2006 New Member Profiles
Vermont Senate: Bernie Sanders (I)
The Almanac of American Politics
© National Journal Group Inc.
| Bernie Sanders |
| Born: |
September 8, 1941 |
| Family: |
Wife, Jane; four children |
| Religion: |
Jewish |
| Education: |
Attended Brooklyn College; University of Chicago, B.A. 1964 |
| Career: |
Freelance writer; documentary filmmaker; director, American People's Historical Society; lecturer, Harvard University and Hamilton College |
Elected
Office: |
Burlington mayor, 1981-89; U.S. House, 1990-2006
|
For his entire career in public office, Bernie Sanders has been a political anomaly. His victory over Republican Richard Tarrant doesn't change that: He goes from being the only independent in the House to being the only independent in the Senate. Sanders will succeed retiring three-term independent Sen. James Jeffords.

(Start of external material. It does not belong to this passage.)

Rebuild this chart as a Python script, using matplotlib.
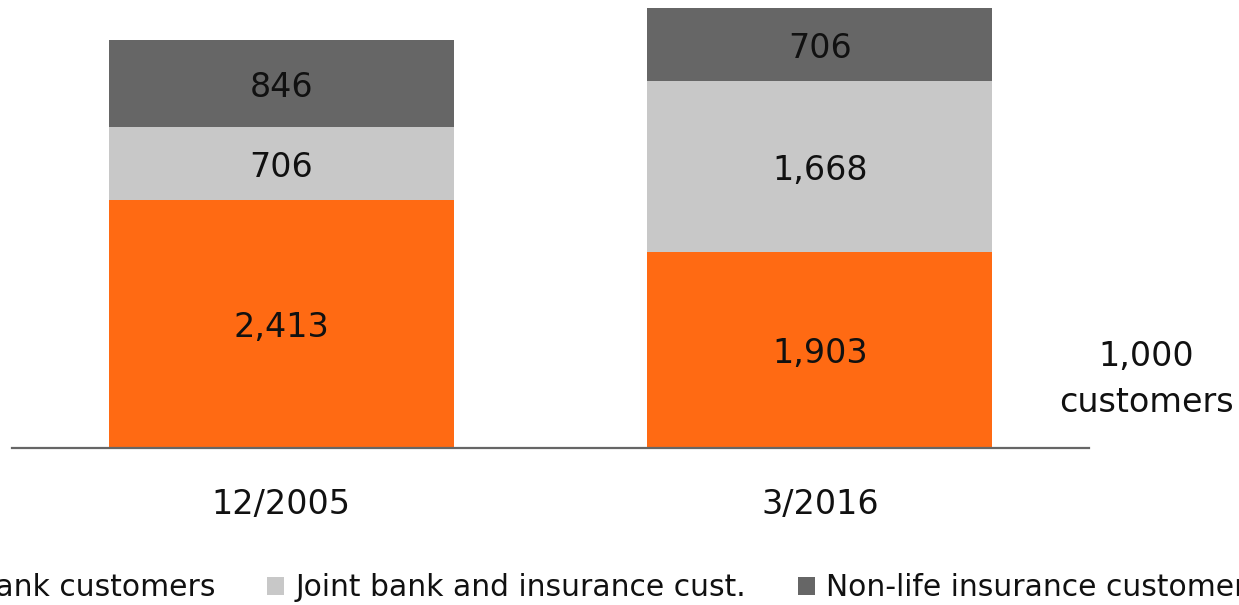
import matplotlib
matplotlib.use("Agg")
import matplotlib.pyplot as plt
from matplotlib.patches import Patch

categories = ["12/2005", "3/2016"]
series_names = ["Bank customers", "Joint bank and insurance cust.", "Non-life insurance customers"]
bank = [2413, 1903]
joint = [706, 1668]
nonlife = [846, 706]
colors = ["#FF6A13", "#C8C8C8", "#666666"]
unit_label = "1,000\ncustomers"

W, H = 1239, 605
fig = plt.figure(figsize=(W / 100, H / 100), dpi=100)
ax = fig.add_axes([12 / W, (H - 448) / H, (1089 - 12) / W, 448 / H])

x = list(range(len(categories)))
bottoms = [0] * len(categories)
for vals, col in zip([bank, joint, nonlife], colors):
    ax.bar(x, vals, width=0.64, bottom=bottoms, color=col, edgecolor="none", zorder=2)
    for xi, b, v in zip(x, bottoms, vals):
        ax.text(xi, b + v / 2, f"{v:,}", ha="center", va="center_baseline", fontsize=24,
                color="#111111", zorder=3)
    bottoms = [b + v for b, v in zip(bottoms, vals)]

ax.set_xlim(-0.5, 1.5)
ax.set_ylim(0, 4359)
ax.set_xticks(x)
ax.set_xticklabels(categories, fontsize=24, color="#111111")
ax.tick_params(axis="x", length=0, pad=29)
ax.set_yticks([])
for s in ["left", "right", "top"]:
    ax.spines[s].set_visible(False)
ax.spines["bottom"].set_color("#666666")
ax.spines["bottom"].set_linewidth(1.6)

fig.text(1146 / W, 1 - 380 / H, unit_label, ha="center", va="center", fontsize=24,
         color="#111111", linespacing=1.5)

handles = [Patch(facecolor=c, edgecolor="none") for c in colors]
fig.legend(handles, series_names, loc="center", bbox_to_anchor=(0.488, 1 - 588 / H), ncol=3,
           frameon=False, fontsize=21.4, handlelength=0.57, handleheight=0.57, handletextpad=0.37,
           columnspacing=1.75, labelcolor="#111111")

fig.savefig("out.png", dpi=100)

Sanders, who entered politics as a member of the socialist Liberty Union Party, lost two bids for the U.S. Senate and two races for governor before becoming Burlington's mayor in 1981 by only 10 votes. After yet another unsuccessful bid for the governor's office, Sanders lost a House campaign to Republican Peter Smith in 1988. Two years later he defeated Smith, and he hasn't lost a race since.
Despite his decidedly left-wing politics, Sanders received a chilly welcome from House Democrats upon his arrival in Washington. Party leaders preferred to keep their distance from a self-avowed socialist. They only reluctantly accepted him into the caucus and granted him seniority as a Democrat.
In the House, Sanders helped to make the high cost of prescription drugs a national issue. He was the first member of Congress to sponsor bus trips to Canada so that people could buy cheaper medicines. He was also an outspoken opponent of permanent normal trade relations with China and of the North American Free Trade Agreement, and he was the most prominent House supporter of the Northeast Dairy Compact.
When Jeffords announced in April 2005 that he would not seek re-election, it was not without some irony that the Democratic Party looked to Sanders to run for the open seat. Howard Dean, Democratic National Committee chairman and a former Vermont governor, declared, "A victory for Bernie Sanders is a win for Democrats."
Ever the loner, Sanders said he would neither seek nor accept the Democratic nomination. But, with his consent, Democrats put his name on the primary ballot anyway. In the September 12 Democratic primary, he won 94 percent of the vote.
Tarrant, the Republican nominee, waged an almost entirely self-funded campaign. A former high school basketball star who went on to become a multimillionaire, he poured more than $5.2 million of his own money into the race by the end of August, much of it spent on television commercials.
Featuring the tagline "What's happened to Bernie?" Tarrant's ads attacked Sanders as being soft on child molesters and drug dealers and hard on rape victims and working mothers. Despite the attacks, Tarrant never closed the yawning gap in the polls.